A Structure-Preserving Neural Flux Surrogate for Efficient Shallow-Water Modelling

High-resolution shallow-water (SW) models are critical for flood and inundation forecasting, yet their operational efficiency is often bottlenecked by the computational cost of repeatedly solving intercell Riemann problems. While emerging machine-learning surrogates (e.g., PINNs and neural operators) can accelerate PDE prediction, they often struggle to meet the rigorous requirements of hydrodynamic modelling. Specifically, these end-to-end models generally enforce physics only via soft constraints, leading to non-physical mass leakage and error accumulation over long durations. They also suffer from spectral bias, which hinders the sharp capture of discontinuities and wet–dry fronts. Furthermore, they typically lack cross-geometry generalizability, requiring costly retraining when boundary conditions or mesh resolutions change. This study proposes a structure-preserving hybrid strategy that integrates deep learning into a classical Godunov-type finite-volume (FV) solver. Rather than approximating the global solution map, we employ a neural network as a local, plug-in surrogate specifically for intercell flux evaluation. This network learns a discretization-aware operator, mapping local reconstructed interface states to normal-aligned numerical fluxes.
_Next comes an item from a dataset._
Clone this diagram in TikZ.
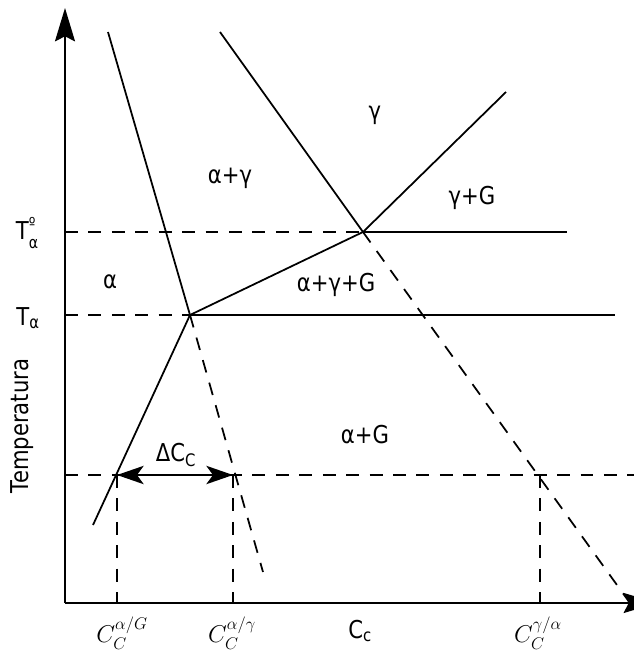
\documentclass[tikz,border=0pt]{standalone}
\usepackage{amsmath}
\usepackage{fontspec}
\setmainfont[FakeStretch=0.86]{DejaVu Sans}
\usetikzlibrary{arrows.meta}

\begin{document}
\begin{tikzpicture}[x=0.03cm,y=-0.03cm,line width=1.5pt,
  dashline/.style={dash pattern=on 11pt off 9pt},
  bigtip/.style={-{Stealth[length=1cm,width=0.6cm,inset=0.15cm]}},
  midtip/.style={{Stealth[length=0.8cm,width=0.55cm,inset=0.2cm]}-{Stealth[length=0.8cm,width=0.55cm,inset=0.2cm]}},
  phase/.style={font=\fontsize{21}{24}\selectfont,inner sep=0pt},
  conc/.style={font=\fontsize{22}{26}\selectfont,inner sep=0pt}]
  \useasboundingbox (0,0) rectangle (633,651);
  % axes
  \coordinate (o) at (65,603);
  \coordinate (ytop) at (65,8);
  \coordinate (xend) at (657,603);
  \draw[bigtip] (o) -- (ytop);
  \draw[bigtip] (o) -- (xend);
  % triple points and line ends
  \coordinate (pa) at (190,315);
  \coordinate (pg) at (363,232);
  \coordinate (a1) at (108,32);
  \coordinate (a2) at (263,572);
  \coordinate (ag) at (93,525);
  \coordinate (g1) at (220,32);
  \coordinate (g2) at (640,617);
  \coordinate (gg) at (506,92);
  \coordinate (e1) at (567,232);
  \coordinate (e2) at (615,315);
  \draw (a1) -- (pa);
  \draw (pa) -- (ag);
  \draw[dashline] (pa) -- (a2);
  \draw (g1) -- (pg);
  \draw (pg) -- (gg);
  \draw[dashline] (pg) -- (g2);
  \draw (pa) -- (pg);
  \draw[dashline] (o |- pg) -- (pg);
  \draw (pg) -- (e1);
  \draw[dashline] (o |- pa) -- (pa);
  \draw (pa) -- (e2);
  % isotherm
  \coordinate (c1) at (117,475);
  \coordinate (c2) at (233,475);
  \coordinate (c3) at (540,475);
  \draw[dashline] (o |- c1) -- (640,475);
  \draw[dashline] (c1) -- (c1 |- o);
  \draw[dashline] (c2) -- (c2 |- o);
  \draw[dashline] (c3) -- (c3 |- o);
  \draw[midtip] (c1) -- (c2);
  % labels
  \node[phase] (dc) at (176,455) {ΔC$_{\text{C}}$};
  \node[phase] (ta0) at (27,233) {T\raisebox{-0.35em}{\fontsize{14}{14}\selectfont\shortstack[l]{º\\[5pt]α}}};
  \node[phase] (ta) at (28,318) {T$_{\text{α}}$};
  \node[phase] (fa) at (110,282) {α};
  \node[phase] (fag) at (230,178) {α+γ};
  \node[phase] (fg) at (375,115) {γ};
  \node[phase] (fgG) at (472,198) {γ+G};
  \node[phase] (fagG) at (336,285) {α+γ+G};
  \node[phase] (faG) at (365,435) {α+G};
  \node[phase,rotate=90] (temp) at (22,426) {Temperatura};
  \node[phase] (cc) at (360,631) {C$_{\text{c}}$};
  \node[conc] (k1) at (122,633) {$C_C^{\alpha/G}$};
  \node[conc] (k2) at (232,633) {$C_C^{\alpha/\gamma}$};
  \node[conc] (k3) at (538,633) {$C_C^{\gamma/\alpha}$};
\end{tikzpicture}
\end{document}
Crucially, by embedding this learned surrogate within the standard FV backbone—retaining CFL-controlled time marching and wetting–drying treatments—the hybrid solver strictly enforces mass conservation through rigorous flux-difference assembly. Because the model learns local interface physics rather than global flow patterns, it exhibits strong cross-resolution generalization: a model trained on a specific grid can be deployed directly on different mesh densities and unseen initial conditions without retraining. This work establishes a scalable pathway for integrating deep learning into hydrodynamic solvers, combining the computational speed of machine learning with the reliability and conservation properties of numerical mechanics.